September 4, 2010 |  3:00 am

Democrat president Barack Obama chats on his Oval Office phone

President Obama's weekly remarks, as provided by the White House 

On Monday, we celebrate Labor Day. It’s a chance to get together with family and friends, to throw some food on the grill, and have a good time.  But it’s also a day to honor the American worker -- to reaffirm our commitment to the great American middle class that has, for generations, made our economy the envy of the world.

That is especially important now. I don’t have to tell you that this is a very tough time for our country. Millions of our neighbors have been swept up in the worst recession in our lifetimes. And long before this recession hit, the middle class had been taking some hard shots. Long before this recession, the values of hard work and responsibility that built this country had been given short shrift.
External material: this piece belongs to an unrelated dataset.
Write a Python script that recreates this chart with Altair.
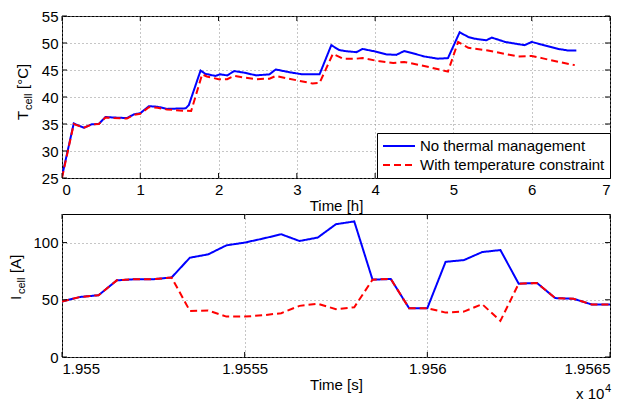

For a decade, middle class families felt the sting of stagnant incomes and declining economic security. Companies were rewarded with tax breaks for creating jobs overseas. Wall Street....

...firms turned huge profits by taking, in some cases, reckless risks and cutting corners.  All of this came at the expense of working Americans, who were fighting harder and harder just to stay afloat –- often borrowing against inflated home values to pay their bills. Ultimately, the house of cards collapsed.

So this Labor Day, we should recommit ourselves to our time-honored values and to this fundamental truth: To heal our economy, we need more than a healthy stock market; we need bustling main streets and a growing, thriving middle class. That’s why I will keep working day-by-day to restore opportunity, economic security and that basic American Dream for our families and future generations. 

First, that means doing everything we can to accelerate job creation. The steps we have taken to date have stopped the bleeding: investments in roads and bridges and high-speed railroads that will lead to hundreds of thousands of jobs in the private sector; emergency steps to prevent the layoffs of hundreds of thousands of teachers and firefighters and police officers; and tax cuts and loans for small-business owners who create most of the jobs in America. We also ended a tax loophole that encouraged companies to create jobs overseas. Instead, I’m fighting to pass a law to provide tax breaks to the folks who create jobs right here in America.

But strengthening our economy means more than that. We’re fighting to build an economy in which middle class families can afford to send their kids to college, buy a home, save for retirement, and achieve some measure of economic security when their working days are done. And over the last two years, that has meant taking on some powerful interests who had been dominating the agenda in Washington for far too long.

That’s why we’ve put an end to the wasteful subsidies to big banks that provide student loans. We’re going to use that money to make college more affordable for students instead. 

That’s why we’re making it easier for workers to save for retirement, with new ways of saving their tax refunds and a simpler system for enrolling in retirement plans like 401(k)s.  And we’re going to keep up the fight to protect Social Security for generations to come.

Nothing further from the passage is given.